[begin DATA SECTION]

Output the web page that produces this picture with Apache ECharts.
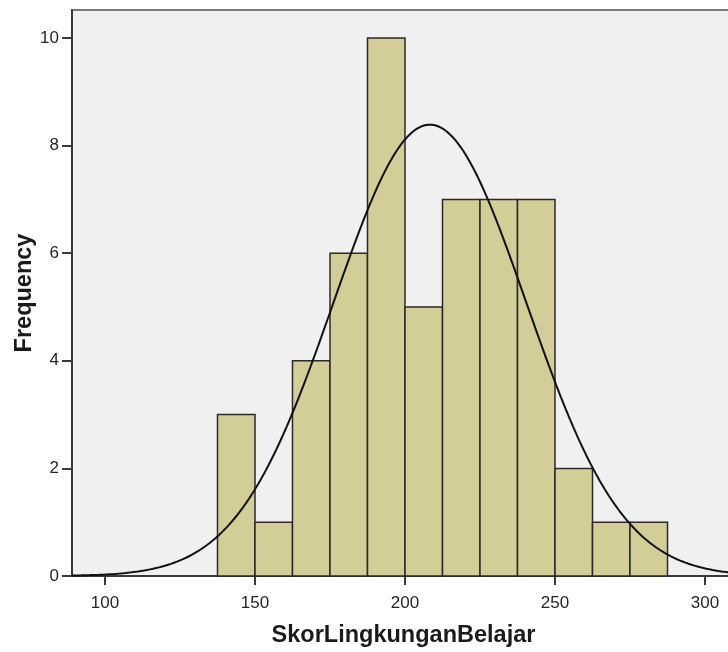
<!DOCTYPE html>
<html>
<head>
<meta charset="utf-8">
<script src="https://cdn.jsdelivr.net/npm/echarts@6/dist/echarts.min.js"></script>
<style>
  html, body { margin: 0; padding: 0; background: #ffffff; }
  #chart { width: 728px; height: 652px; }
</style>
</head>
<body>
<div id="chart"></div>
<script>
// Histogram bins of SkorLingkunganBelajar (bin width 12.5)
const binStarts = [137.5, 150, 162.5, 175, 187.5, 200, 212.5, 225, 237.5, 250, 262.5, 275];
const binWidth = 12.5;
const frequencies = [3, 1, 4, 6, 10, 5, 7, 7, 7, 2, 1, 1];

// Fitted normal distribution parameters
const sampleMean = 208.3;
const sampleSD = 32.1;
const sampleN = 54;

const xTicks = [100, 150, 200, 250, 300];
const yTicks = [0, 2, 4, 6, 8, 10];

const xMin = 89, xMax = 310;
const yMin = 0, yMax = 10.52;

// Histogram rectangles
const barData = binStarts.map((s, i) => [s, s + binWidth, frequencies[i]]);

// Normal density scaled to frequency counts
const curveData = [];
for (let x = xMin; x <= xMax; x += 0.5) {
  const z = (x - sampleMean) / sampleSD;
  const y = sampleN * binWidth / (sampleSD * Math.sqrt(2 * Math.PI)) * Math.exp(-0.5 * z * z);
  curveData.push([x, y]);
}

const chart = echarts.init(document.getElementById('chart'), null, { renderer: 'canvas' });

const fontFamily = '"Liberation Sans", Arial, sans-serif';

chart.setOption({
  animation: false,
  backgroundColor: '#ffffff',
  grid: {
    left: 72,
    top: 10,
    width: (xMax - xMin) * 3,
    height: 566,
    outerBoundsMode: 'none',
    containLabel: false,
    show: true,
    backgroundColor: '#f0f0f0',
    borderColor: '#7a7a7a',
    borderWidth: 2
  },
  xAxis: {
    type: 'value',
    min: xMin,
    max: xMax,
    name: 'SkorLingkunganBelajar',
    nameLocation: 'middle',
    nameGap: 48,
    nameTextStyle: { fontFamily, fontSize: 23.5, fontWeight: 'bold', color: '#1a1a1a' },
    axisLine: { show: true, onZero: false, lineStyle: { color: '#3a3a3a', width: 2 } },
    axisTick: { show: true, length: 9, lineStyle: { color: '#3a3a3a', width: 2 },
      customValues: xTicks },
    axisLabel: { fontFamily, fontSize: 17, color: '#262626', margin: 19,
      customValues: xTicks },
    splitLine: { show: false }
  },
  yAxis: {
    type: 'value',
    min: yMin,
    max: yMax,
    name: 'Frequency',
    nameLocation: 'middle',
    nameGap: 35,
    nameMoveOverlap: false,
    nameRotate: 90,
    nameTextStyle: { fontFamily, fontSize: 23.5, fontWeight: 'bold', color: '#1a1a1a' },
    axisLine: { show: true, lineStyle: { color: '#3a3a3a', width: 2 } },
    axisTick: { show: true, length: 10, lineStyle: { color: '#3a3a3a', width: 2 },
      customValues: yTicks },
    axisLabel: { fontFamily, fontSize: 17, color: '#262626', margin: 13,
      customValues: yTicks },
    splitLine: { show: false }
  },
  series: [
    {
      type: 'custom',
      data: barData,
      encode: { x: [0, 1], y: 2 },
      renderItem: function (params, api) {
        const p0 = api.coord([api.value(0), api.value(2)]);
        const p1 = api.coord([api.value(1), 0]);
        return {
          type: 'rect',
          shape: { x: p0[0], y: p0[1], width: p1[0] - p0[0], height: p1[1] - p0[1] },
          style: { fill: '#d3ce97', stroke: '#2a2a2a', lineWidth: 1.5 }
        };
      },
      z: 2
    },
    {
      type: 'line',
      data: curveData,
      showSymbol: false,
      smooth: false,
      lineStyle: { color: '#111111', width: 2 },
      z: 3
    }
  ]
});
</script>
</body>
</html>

[end DATA SECTION]

Reproduce each line word for word and drop the pictures.

CORRECT ANSWER:
Output the web page that produces this picture with Apache ECharts.
<!DOCTYPE html>
<html>
<head>
<meta charset="utf-8">
<script src="https://cdn.jsdelivr.net/npm/echarts@6/dist/echarts.min.js"></script>
<style>
  html, body { margin: 0; padding: 0; background: #ffffff; }
  #chart { width: 728px; height: 652px; }
</style>
</head>
<body>
<div id="chart"></div>
<script>
// Histogram bins of SkorLingkunganBelajar (bin width 12.5)
const binStarts = [137.5, 150, 162.5, 175, 187.5, 200, 212.5, 225, 237.5, 250, 262.5, 275];
const binWidth = 12.5;
const frequencies = [3, 1, 4, 6, 10, 5, 7, 7, 7, 2, 1, 1];

// Fitted normal distribution parameters
const sampleMean = 208.3;
const sampleSD = 32.1;
const sampleN = 54;

const xTicks = [100, 150, 200, 250, 300];
const yTicks = [0, 2, 4, 6, 8, 10];

const xMin = 89, xMax = 310;
const yMin = 0, yMax = 10.52;

// Histogram rectangles
const barData = binStarts.map((s, i) => [s, s + binWidth, frequencies[i]]);

// Normal density scaled to frequency counts
const curveData = [];
for (let x = xMin; x <= xMax; x += 0.5) {
  const z = (x - sampleMean) / sampleSD;
  const y = sampleN * binWidth / (sampleSD * Math.sqrt(2 * Math.PI)) * Math.exp(-0.5 * z * z);
  curveData.push([x, y]);
}

const chart = echarts.init(document.getElementById('chart'), null, { renderer: 'canvas' });

const fontFamily = '"Liberation Sans", Arial, sans-serif';

chart.setOption({
  animation: false,
  backgroundColor: '#ffffff',
  grid: {
    left: 72,
    top: 10,
    width: (xMax - xMin) * 3,
    height: 566,
    outerBoundsMode: 'none',
    containLabel: false,
    show: true,
    backgroundColor: '#f0f0f0',
    borderColor: '#7a7a7a',
    borderWidth: 2
  },
  xAxis: {
    type: 'value',
    min: xMin,
    max: xMax,
    name: 'SkorLingkunganBelajar',
    nameLocation: 'middle',
    nameGap: 48,
    nameTextStyle: { fontFamily, fontSize: 23.5, fontWeight: 'bold', color: '#1a1a1a' },
    axisLine: { show: true, onZero: false, lineStyle: { color: '#3a3a3a', width: 2 } },
    axisTick: { show: true, length: 9, lineStyle: { color: '#3a3a3a', width: 2 },
      customValues: xTicks },
    axisLabel: { fontFamily, fontSize: 17, color: '#262626', margin: 19,
      customValues: xTicks },
    splitLine: { show: false }
  },
  yAxis: {
    type: 'value',
    min: yMin,
    max: yMax,
    name: 'Frequency',
    nameLocation: 'middle',
    nameGap: 35,
    nameMoveOverlap: false,
    nameRotate: 90,
    nameTextStyle: { fontFamily, fontSize: 23.5, fontWeight: 'bold', color: '#1a1a1a' },
    axisLine: { show: true, lineStyle: { color: '#3a3a3a', width: 2 } },
    axisTick: { show: true, length: 10, lineStyle: { color: '#3a3a3a', width: 2 },
      customValues: yTicks },
    axisLabel: { fontFamily, fontSize: 17, color: '#262626', margin: 13,
      customValues: yTicks },
    splitLine: { show: false }
  },
  series: [
    {
      type: 'custom',
      data: barData,
      encode: { x: [0, 1], y: 2 },
      renderItem: function (params, api) {
        const p0 = api.coord([api.value(0), api.value(2)]);
        const p1 = api.coord([api.value(1), 0]);
        return {
          type: 'rect',
          shape: { x: p0[0], y: p0[1], width: p1[0] - p0[0], height: p1[1] - p0[1] },
          style: { fill: '#d3ce97', stroke: '#2a2a2a', lineWidth: 1.5 }
        };
      },
      z: 2
    },
    {
      type: 'line',
      data: curveData,
      showSymbol: false,
      smooth: false,
      lineStyle: { color: '#111111', width: 2 },
      z: 3
    }
  ]
});
</script>
</body>
</html>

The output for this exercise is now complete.